Benim bütün evleri yıkmak gibi bir derdim olamaz. Zaten bunun hiç kimseye bir faydası olamaz. Biz vatandaşlarımızla hem diyalog içerisinde hem de güzel ilişkiler içerisinde yeni bir şehir kurmak istiyoruz. Ama herkesin hakkını da savunmak zorundayız. Milletin hakkını millete geri vermek zorundayız. Yanlış yapılan işler varsa onlara da dur demek zorundayız. Bugün dur demezsek yarın daha büyük bir maraza ile ikarşı karşıya kalacağız. Bugünkü maliyeti 3 liraysa yarınki maliyeti 300 lira olacak. O zaman karşılamak yine bu milletin boynunun borcu olacak. O zaman da bize hesap sorulması lazım.
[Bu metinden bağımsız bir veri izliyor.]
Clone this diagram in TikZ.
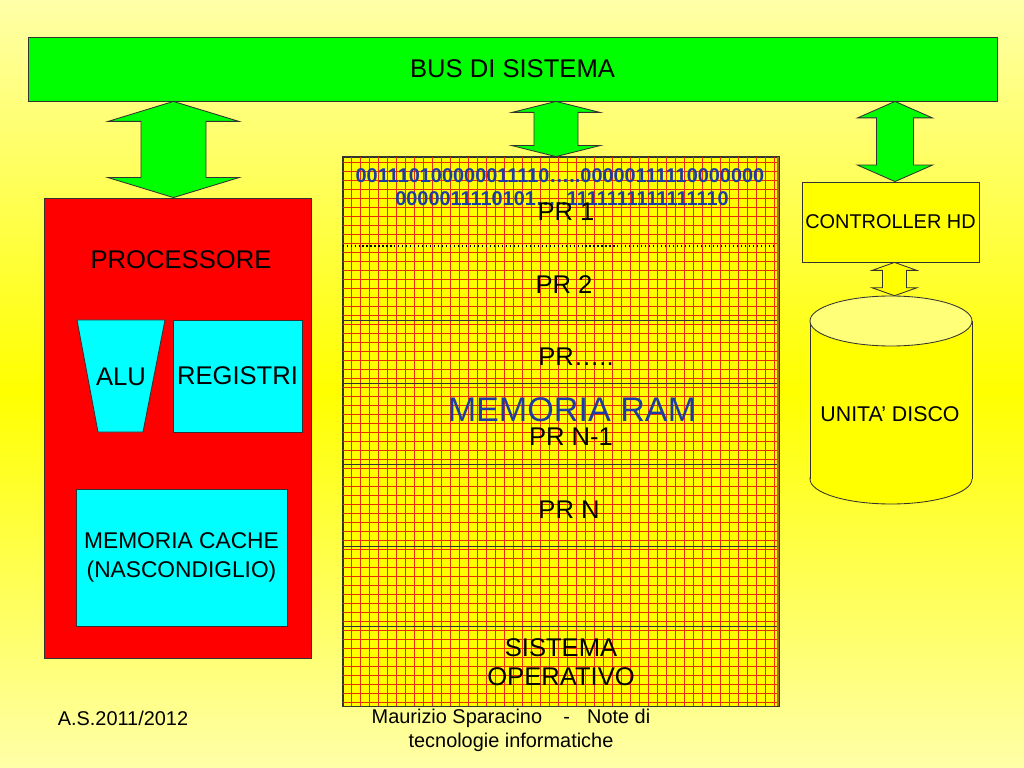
\documentclass[tikz,border=0pt]{standalone}
\usepackage{fontspec}
\setmainfont{Liberation Sans}
\usetikzlibrary{calc}

\newcommand\pxu{0.703125pt}
\definecolor{busgreen}{RGB}{0,255,0}
\definecolor{procred}{RGB}{255,0,0}
\definecolor{unitcyan}{RGB}{0,255,255}
\definecolor{puryellow}{RGB}{255,255,0}
\definecolor{ltyellow}{RGB}{255,255,168}
\definecolor{topyellow}{RGB}{255,255,120}
\definecolor{ramblue}{RGB}{30,60,165}
\definecolor{ramgrid}{RGB}{235,45,0}
\definecolor{edgebrown}{RGB}{165,115,0}

\tikzset{
	edge/.style={draw=black!80,line width=0.6pt},
	box/.style={edge,inner sep=0pt},
	busbox/.style={box,fill=busgreen},
	procbox/.style={box,fill=procred},
	unitbox/.style={box,fill=unitcyan},
	membox/.style={box,fill=puryellow},
	ctrlbox/.style={box,fill=puryellow},
	txtbig/.style={font=\fontsize{18}{20.4}\selectfont,align=center},
	txtmid/.style={font=\fontsize{16}{20.4}\selectfont,align=center},
	txtsmall/.style={font=\fontsize{14}{16.9}\selectfont,align=center},
	bits/.style={font=\fontsize{14}{16}\selectfont\bfseries,text=ramblue},
}

% double block arrow: [opts]{top}{bottom}{head half width}{shaft half width}{head length}
\newcommand\dblarrow[6][]{%
	\draw[#1] (#2) -- ($(#2)+(#4,#6)$) -- ($(#2)+(#5,#6)$) -- ($(#3)+(#5,-#6)$)
	-- ($(#3)+(#4,-#6)$) -- (#3) -- ($(#3)+(-#4,-#6)$) -- ($(#3)+(-#5,-#6)$)
	-- ($(#2)+(-#5,#6)$) -- ($(#2)+(-#4,#6)$) -- cycle;}

\begin{document}
\begin{tikzpicture}[x=0.703125pt,y=-0.703125pt]
	\useasboundingbox (0,0) rectangle (1024,768);
	\shade[top color=ltyellow,bottom color=puryellow] (0,0) rectangle (1024,390);
	\shade[top color=puryellow,bottom color=ltyellow] (0,390) rectangle (1024,768);

	% bus
	\node[busbox,txtbig,minimum width=969*\pxu,minimum height=64*\pxu] (bus) at (512.5,69) {BUS DI SISTEMA};

	% processore
	\node[procbox,minimum width=267*\pxu,minimum height=460*\pxu] (proc) at (177.5,428) {};
	\node[txtbig] (proctxt) at (181,260) {PROCESSORE};
	\draw[edge,fill=unitcyan] (77,320) -- (165,320) -- (143,432) -- (98,432) -- cycle;
	\node[txtbig] (alu) at (121,377) {ALU};
	\node[unitbox,txtbig,minimum width=129*\pxu,minimum height=112*\pxu] (reg) at (237.5,376) {REGISTRI};
	\node[unitbox,txtmid,minimum width=211*\pxu,minimum height=137*\pxu] (cache) at (181.5,557.5) {MEMORIA CACHE\\(NASCONDIGLIO)};

	% memoria ram
	\node[membox,minimum width=436*\pxu,minimum height=549*\pxu] (mem) at (561,431.5) {};
	\draw[ramgrid,line width=0.45pt,step=6.33pt] (mem.south west) grid (mem.north east);
	\draw[black,line width=0.8pt,dotted] (mem.west |- 0,246) -- (mem.east |- 0,246);
	\foreach \sy in {320,383,464,546,626}
		\draw[black!80,line width=0.6pt] (mem.west |- 0,\sy) -- (mem.east |- 0,\sy);
	\draw[edge] (mem.south west) rectangle (mem.north east);
	\draw[edgebrown,line width=2pt] ([xshift=-1pt]mem.north east) -- ([xshift=-1pt]mem.south east);
	\node[bits] (bit1) at (560,176) {001110100000011110…..00000111110000000};
	\node[bits] (bit2) at (562,199) {0000011110101…..1111111111111110};
	\node[txtbig] (pr1) at (566,212) {PR 1};
	\node[txtbig] (pr2) at (564,285) {PR 2};
	\node[txtbig] (prdots) at (576,357) {PR…..};
	\node[font=\fontsize{24}{28}\selectfont,text=ramblue] (ram) at (572,410) {MEMORIA RAM};
	\node[txtbig] (prn1) at (571,437) {PR N-1};
	\node[txtbig] (prn) at (569,510) {PR N};
	\node[txtbig] (so) at (561,662) {SISTEMA\\OPERATIVO};

	% disco
	\node[ctrlbox,txtsmall,minimum width=177*\pxu,minimum height=80*\pxu] (ctrl) at (890.5,222) {CONTROLLER HD};
	\node[inner sep=0pt,minimum width=162*\pxu,minimum height=208*\pxu] (disk) at (891,400) {};
	\draw[edge,fill=puryellow] (891,479) ellipse (81 and 25);
	\fill[puryellow] (810,321) rectangle (972,479);
	\draw[edge] (810,321) -- (810,479) (972,321) -- (972,479);
	\draw[edge,fill=topyellow] (891,321) ellipse (81 and 25);
	\node[font=\fontsize{15}{18}\selectfont] (disktxt) at (890,414) {UNITA’ DISCO};

	% frecce
	\coordinate (busp) at ($(proc.north |- bus.south)+(-4,0)$);
	\coordinate (procp) at ($(proc.north)+(-4,0)$);
	\coordinate (busm) at ($(mem.north |- bus.south)+(-5,0)$);
	\coordinate (memm) at ($(mem.north)+(-5,0)$);
	\coordinate (busc) at ($(ctrl.north |- bus.south)+(4.5,0)$);
	\coordinate (ctrlc) at ($(ctrl.north)+(4.5,0)$);
	\coordinate (ctrld) at ($(ctrl.south)+(4,0)$);
	\coordinate (diskd) at ($(disk.north)+(3.5,0)$);
	\dblarrow[edge,fill=busgreen]{busp}{procp}{65.5}{32.5}{20}
	\dblarrow[edge,fill=busgreen]{busm}{memm}{44}{22}{11}
	\dblarrow[edge,fill=busgreen]{busc}{ctrlc}{37.5}{18.5}{16.5}
	\dblarrow[edge,fill=puryellow]{ctrld}{diskd}{22.5}{12}{8}

	% piede
	\node[txtsmall] (anno) at (123,718) {A.S.2011/2012};
	\node[txtsmall] (autore) at (511,730) {Maurizio Sparacino\hspace{15pt}-\hspace{12pt}Note di\\tecnologie informatiche};
\end{tikzpicture}
\end{document}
İhtiyacı olanlara TOKİ’den ev vermek için öncelik vereceğiz

Biz 57 haneye işlem yaptık. Bunların tabi ki mahkeme süreci de devam ediyor. Ama burası mera olduğu için şuan öyle bir kazanım ihtimali yok bizim gördüğümüz kadarıyla. 57 eve işlem yaptık ama bunların kaçı gerçekten ihtiyaç sahibidir diye sorarsanız onların sayısı 57 değil. Bir kısmı gerçekten ihtiyaç sahibi olarak oraya gelmişler. Hatta oradan bir örnek de vereyim. Orada bir ev yapılmış, emin olun evin elektriği, suyu yok. Biz buradaki vatandaşımıza 2 yıl önce demişiz ki gel şehrin merkezinde sana bir ev kiralayalım kiranı biz ödeyelim, sana yardım edelim sürekli. Yok demiş ben buraya gideceğim. Şimdi bu insana biz neyi nasıl anlatabiliriz? Gidip orada işgal edilirken aslında onu engellememiz gerekiyordu, yapılmamış. Orada kendine 2 oda yapmış sadece. Başka bir şeyi yok. Yani bu şekilde yapılan yer çok. Oraya gidip görenler bilirler. Kimisi küçük kulübe yapmış, kimi tek oda yapmış, kimi başka bir şey yapmış. Biz bunlarla beraber 57 diyoruz. Birçoğunun da ihtiyacı yok. İhtiyacı olanlara TOKİ’den ev vermek için öncelik vereceğiz.”